## Exercise task
Leave the pictures out and retype the lines from the beginning through the line with "(0,0) rectangle (21.18,21.74);", both ends included.

═════ Information supplied

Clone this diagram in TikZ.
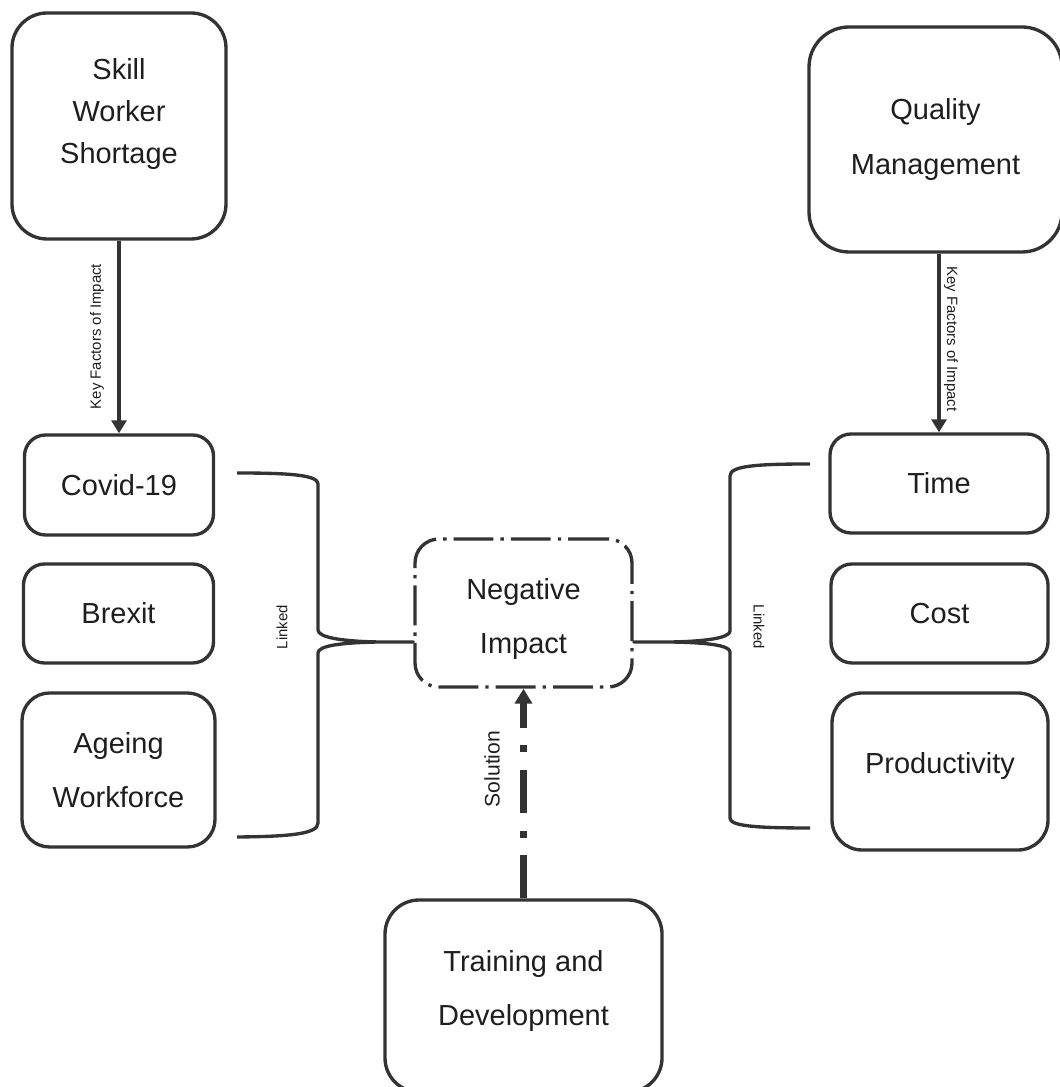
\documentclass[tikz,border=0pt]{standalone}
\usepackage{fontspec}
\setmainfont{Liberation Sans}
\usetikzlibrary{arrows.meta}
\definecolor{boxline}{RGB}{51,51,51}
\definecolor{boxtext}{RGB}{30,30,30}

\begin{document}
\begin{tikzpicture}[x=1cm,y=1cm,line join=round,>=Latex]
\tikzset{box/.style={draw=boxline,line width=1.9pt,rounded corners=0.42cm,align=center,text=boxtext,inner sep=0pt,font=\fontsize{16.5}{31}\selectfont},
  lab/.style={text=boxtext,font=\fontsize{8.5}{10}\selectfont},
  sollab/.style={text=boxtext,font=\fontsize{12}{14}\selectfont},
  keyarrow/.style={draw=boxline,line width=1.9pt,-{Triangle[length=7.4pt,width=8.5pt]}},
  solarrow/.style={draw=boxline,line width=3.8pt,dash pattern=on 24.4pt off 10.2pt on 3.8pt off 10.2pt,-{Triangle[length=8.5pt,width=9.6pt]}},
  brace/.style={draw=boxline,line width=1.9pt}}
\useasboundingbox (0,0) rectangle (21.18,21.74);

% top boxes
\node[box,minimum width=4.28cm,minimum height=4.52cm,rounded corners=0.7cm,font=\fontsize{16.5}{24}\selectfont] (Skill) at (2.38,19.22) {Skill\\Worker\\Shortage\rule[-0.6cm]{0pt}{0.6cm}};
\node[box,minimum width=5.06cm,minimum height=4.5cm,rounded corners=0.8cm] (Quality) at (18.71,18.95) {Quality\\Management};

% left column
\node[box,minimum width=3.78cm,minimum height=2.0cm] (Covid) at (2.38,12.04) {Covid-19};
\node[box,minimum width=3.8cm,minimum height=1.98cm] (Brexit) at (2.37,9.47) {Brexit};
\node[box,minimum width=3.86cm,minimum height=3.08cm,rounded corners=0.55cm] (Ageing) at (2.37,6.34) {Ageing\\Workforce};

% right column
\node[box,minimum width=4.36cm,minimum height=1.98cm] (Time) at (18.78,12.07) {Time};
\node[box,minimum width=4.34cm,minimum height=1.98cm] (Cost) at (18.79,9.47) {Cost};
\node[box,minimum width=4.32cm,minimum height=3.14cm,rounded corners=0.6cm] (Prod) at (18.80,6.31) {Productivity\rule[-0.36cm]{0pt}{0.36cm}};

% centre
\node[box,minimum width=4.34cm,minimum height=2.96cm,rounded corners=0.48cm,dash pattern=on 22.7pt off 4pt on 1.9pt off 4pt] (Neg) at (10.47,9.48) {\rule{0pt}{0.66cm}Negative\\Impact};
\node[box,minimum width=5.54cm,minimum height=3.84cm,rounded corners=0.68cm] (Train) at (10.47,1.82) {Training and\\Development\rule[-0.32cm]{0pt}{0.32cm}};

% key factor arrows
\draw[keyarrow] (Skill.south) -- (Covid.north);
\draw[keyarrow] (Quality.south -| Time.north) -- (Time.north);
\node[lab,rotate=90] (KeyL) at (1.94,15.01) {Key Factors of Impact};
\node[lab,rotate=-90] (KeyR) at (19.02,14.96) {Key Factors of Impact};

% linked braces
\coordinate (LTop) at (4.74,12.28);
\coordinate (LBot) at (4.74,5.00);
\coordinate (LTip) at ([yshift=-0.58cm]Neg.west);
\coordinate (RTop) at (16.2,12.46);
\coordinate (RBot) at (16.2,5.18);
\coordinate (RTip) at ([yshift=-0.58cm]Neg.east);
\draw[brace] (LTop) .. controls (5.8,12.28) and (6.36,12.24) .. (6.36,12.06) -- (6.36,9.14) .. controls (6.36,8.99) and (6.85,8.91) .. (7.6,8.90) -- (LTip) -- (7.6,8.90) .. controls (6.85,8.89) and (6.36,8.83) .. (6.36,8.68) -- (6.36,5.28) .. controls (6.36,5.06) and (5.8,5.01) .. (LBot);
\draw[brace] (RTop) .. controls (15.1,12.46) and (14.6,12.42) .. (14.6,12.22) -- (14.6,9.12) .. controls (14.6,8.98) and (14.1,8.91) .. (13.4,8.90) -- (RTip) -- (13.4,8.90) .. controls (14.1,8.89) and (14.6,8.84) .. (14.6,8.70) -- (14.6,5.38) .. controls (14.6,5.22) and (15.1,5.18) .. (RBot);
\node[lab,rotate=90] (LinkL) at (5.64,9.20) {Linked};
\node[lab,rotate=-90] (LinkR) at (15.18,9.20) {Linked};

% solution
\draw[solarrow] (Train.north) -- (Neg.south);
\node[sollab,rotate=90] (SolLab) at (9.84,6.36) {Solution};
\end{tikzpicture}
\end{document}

══════════

## The output
Clone this diagram in TikZ.
\documentclass[tikz,border=0pt]{standalone}
\usepackage{fontspec}
\setmainfont{Liberation Sans}
\usetikzlibrary{arrows.meta}
\definecolor{boxline}{RGB}{51,51,51}
\definecolor{boxtext}{RGB}{30,30,30}

\begin{document}
\begin{tikzpicture}[x=1cm,y=1cm,line join=round,>=Latex]
\tikzset{box/.style={draw=boxline,line width=1.9pt,rounded corners=0.42cm,align=center,text=boxtext,inner sep=0pt,font=\fontsize{16.5}{31}\selectfont},
  lab/.style={text=boxtext,font=\fontsize{8.5}{10}\selectfont},
  sollab/.style={text=boxtext,font=\fontsize{12}{14}\selectfont},
  keyarrow/.style={draw=boxline,line width=1.9pt,-{Triangle[length=7.4pt,width=8.5pt]}},
  solarrow/.style={draw=boxline,line width=3.8pt,dash pattern=on 24.4pt off 10.2pt on 3.8pt off 10.2pt,-{Triangle[length=8.5pt,width=9.6pt]}},
  brace/.style={draw=boxline,line width=1.9pt}}
\useasboundingbox (0,0) rectangle (21.18,21.74);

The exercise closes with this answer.